Per il testo, Buonavoglia si ispirò alla commedia Agnese di Fizt-Henry di Filippo Casari (che aveva debuttato a Genova nel 1802) e che era a sua volta tratta dal romanzo The Father and Daughter di Amelia Opie (1801). Nell’estate del 1809 Paer era a Parma (la città dove era nato nel 1771) in visita a sua madre, e il conte Fabio Scotti gli commissionò un’opera per inaugurare il teatro privato nella sua villa a Ponte Dattaro, fuori Parma. Paer aveva pensato di interpretare lui stesso il ruolo di Uberto in occasione della prima al teatro di Villa Scotti il 3 ottobre 1809, ma poiché venne richiamato a Parigi dove era direttore e compositore alla corte imperiale di Napoleone, dovette rinunciare: il debutto ottenne un grande successo. Nel 1814, alla presenza di Paer, Agnese fu rappresentata alla Scala ottenendo un trionfo, tanto che venne replicata per cinquanta sere. Iniziò poi a essere eseguita in tutto il mondo, da Londra (1817) a Parigi (1819), da Varsavia (1830, in sala c’era Chopin che ne rimase affascinato) a Mosca, da San Pietroburgo a Santiago del Cile e Città del Messico. Fu lo stesso Paer, direttore musicale del Théâtre Italien di Parigi, a curare il debutto francese dell’opera nel suo teatro il 24 luglio 1819, con un cast di grandi star come Joséphine Fodor-Mainvielle nel ruolo di Agnese (per lei il compositore scrisse la nuova aria «Da te solo, o ciel clemente»), Marco Bordogni (Ernesto) e Felice Pellegrini (Uberto). L’opera venne ancora riproposta nella stagione 1820-21 e nel settembre 1824: il ruolo di Agnese venne affidato a Giuditta Pasta (per lei Paer aggiunse il duetto «L’amato padre mio»).

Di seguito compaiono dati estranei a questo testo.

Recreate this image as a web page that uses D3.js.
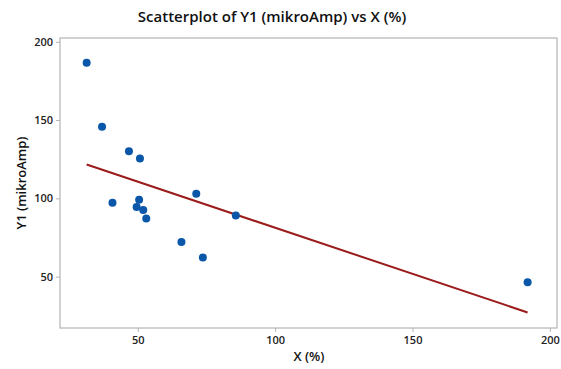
<!DOCTYPE html>
<html><head><meta charset="utf-8">
<script src="https://cdn.jsdelivr.net/npm/d3@7"></script>
<style>body{margin:0;background:#fff;} text{font-family:"Open Sans","Noto Sans",sans-serif;}</style>
</head><body><svg id="c" width="561" height="369"></svg>
<script>
const xValues = [31.4, 37.0, 46.8, 50.8, 40.8, 50.5, 49.6, 52.0, 53.1, 65.9, 73.7, 71.3, 85.7, 191.9];
const yValues = [186.6, 145.8, 130.1, 125.4, 97.2, 99.1, 94.4, 92.5, 87.2, 72.2, 62.2, 103.0, 89.1, 46.4];
const xTicks = [50, 100, 150, 200];
const yTicks = [50, 100, 150, 200];
const title = "Scatterplot of Y1 (mikroAmp) vs X (%)";
const xLabel = "X (%)";
const yLabel = "Y1 (mikroAmp)";

const svg = d3.select("#c");
const L = 60, R = 557, T = 38, B = 328;
const x = d3.scaleLinear().domain([21.7, 202.6]).range([L, R]);
const y = d3.scaleLinear().domain([17.2, 202.4]).range([B, T]);

svg.append("rect").attr("x", L).attr("y", T).attr("width", R - L).attr("height", B - T)
  .attr("fill", "#fff").attr("stroke", "#b4b4b4").attr("stroke-width", 1.2);

const xa = svg.append("g").attr("transform", `translate(0,${B})`)
  .call(d3.axisBottom(x).tickValues(xTicks).tickSize(4).tickPadding(4));
const ya = svg.append("g").attr("transform", `translate(${L},0)`)
  .call(d3.axisLeft(y).tickValues(yTicks).tickSize(4).tickPadding(3));
[xa, ya].forEach(a => {
  a.select(".domain").remove();
  a.selectAll("line").attr("stroke", "#b4b4b4");
  a.selectAll("text").attr("font-size", 11).attr("fill", "#222").attr("font-weight", 600)
   .style("font-family", '"Open Sans","Noto Sans",sans-serif');
});

// least squares fit
const mx = d3.mean(xValues), my = d3.mean(yValues);
let sxy = 0, sxx = 0;
xValues.forEach((v, i) => { sxy += (v - mx) * (yValues[i] - my); sxx += (v - mx) ** 2; });
const slope = sxy / sxx, icpt = my - slope * mx;
const x0 = d3.min(xValues), x1 = d3.max(xValues);
svg.append("line").attr("x1", x(x0)).attr("y1", y(icpt + slope * x0))
  .attr("x2", x(x1)).attr("y2", y(icpt + slope * x1))
  .attr("stroke", "#9b1b1b").attr("stroke-width", 2);

svg.append("g").selectAll("circle").data(xValues).join("circle")
  .attr("cx", d => x(d)).attr("cy", (d, i) => y(yValues[i])).attr("r", 4)
  .attr("fill", "#0a56a8");

svg.append("text").attr("x", 272).attr("y", 22).attr("text-anchor", "middle")
  .attr("font-size", 15).attr("font-weight", 600).attr("fill", "#111").text(title);
svg.append("text").attr("x", 309).attr("y", 361).attr("text-anchor", "middle")
  .attr("font-size", 13).attr("font-weight", 600).attr("fill", "#111").text(xLabel);
svg.append("text").attr("transform", "translate(26,183) rotate(-90)").attr("text-anchor", "middle")
  .attr("font-size", 13).attr("font-weight", 600).attr("fill", "#111").text(yLabel);
</script></body></html>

Diego Fasolis, che la dirige al Regio, racconta: «Ho scoperto Agnese qualche anno fa grazie a Giuliano Castellani, un musicologo ticinese che ha lavorato su quest’opera e che ci ha fornito i materiali e le diverse versioni. È un’opera semiseria, uno stile che poi non si è più utilizzato molto: da una parte c’è grande emozione, grande commozione, e dall’altra grande divertimento, nel senso della vera opera italiana che frequenta tutti gli affetti. È una vetta in questo repertorio: è una partitura molto interessante, con un impegno del coro notevole, un’orchestrazione ricca, con un bel numero di personaggi, alcuni con arie molto difficili e virtuosistiche. È giusto che questo compositore torni in un cartellone importante».

ATTO I

Nel bosco, mentre infuria una tempesta, Agnese fugge da Ernesto, l’uomo infedele dalla cui unione è nata una figlia. Nel suo cammino, la donna incontra un uomo in catene: è Uberto, suo padre, impazzito per aver creduto morta la figlia (che in realtà era fuggita con l’amante Ernesto). L’uomo non la riconosce e viene catturato dagli inservienti del manicomio, che lo riportano in ospedale. Agnese, distrutta dal dolore, vuole chiedere aiuto a Don Pasquale, l’intendente del manicomio. Carlotta, figlia di Don Pasquale, e la sua domestica Vespina chiedono a Don Pasquale di ricevere Agnese. L’uomo condanna il comportamento avuto nel passato dalla donna, ma poi accetta di incontrarla. Agnese gli chiede di poter incontrare il padre. Nella sua cella Uberto, in preda alla follia, sta disegnando sepolcri sulla parete; entrano Agnese, Don Pasquale, il dottore Don Girolamo e il custode: Uberto canta una canzoncina che spesso udiva dalla figlia e, quando anche Agnese inizia a intonarla, sembra che l’uomo abbia recuperato la ragione. Ma senza motivo Uberto aggredisce Don Pasquale, allontanando così le speranze di guarigione.

ATTO II

Don Girolamo ha escogitato un piano per far rinsavire Uberto. Viene fatto ricostruire intorno a lui l’ambiente di casa; Vespina gli serve il caffè, dicendogli che è stato preparato da Agnese e facendogli intendere che sua figlia non sia mai partita. L’uomo è confuso: sta sognando o è tutto vero? Agnese intanto prega Dio perché faccia guarire il padre. Ernesto, pentito, la raggiunge e le chiede perdono. Uberto aggredisce nuovamente Don Pasquale, ma rinsavisce quando sente Agnese cantare, accompagnandosi all’arpa, la sua canzone: riconosce sua figlia e perdona Ernesto, il quale giura amore eterno ad Agnese. Tutti festeggiano.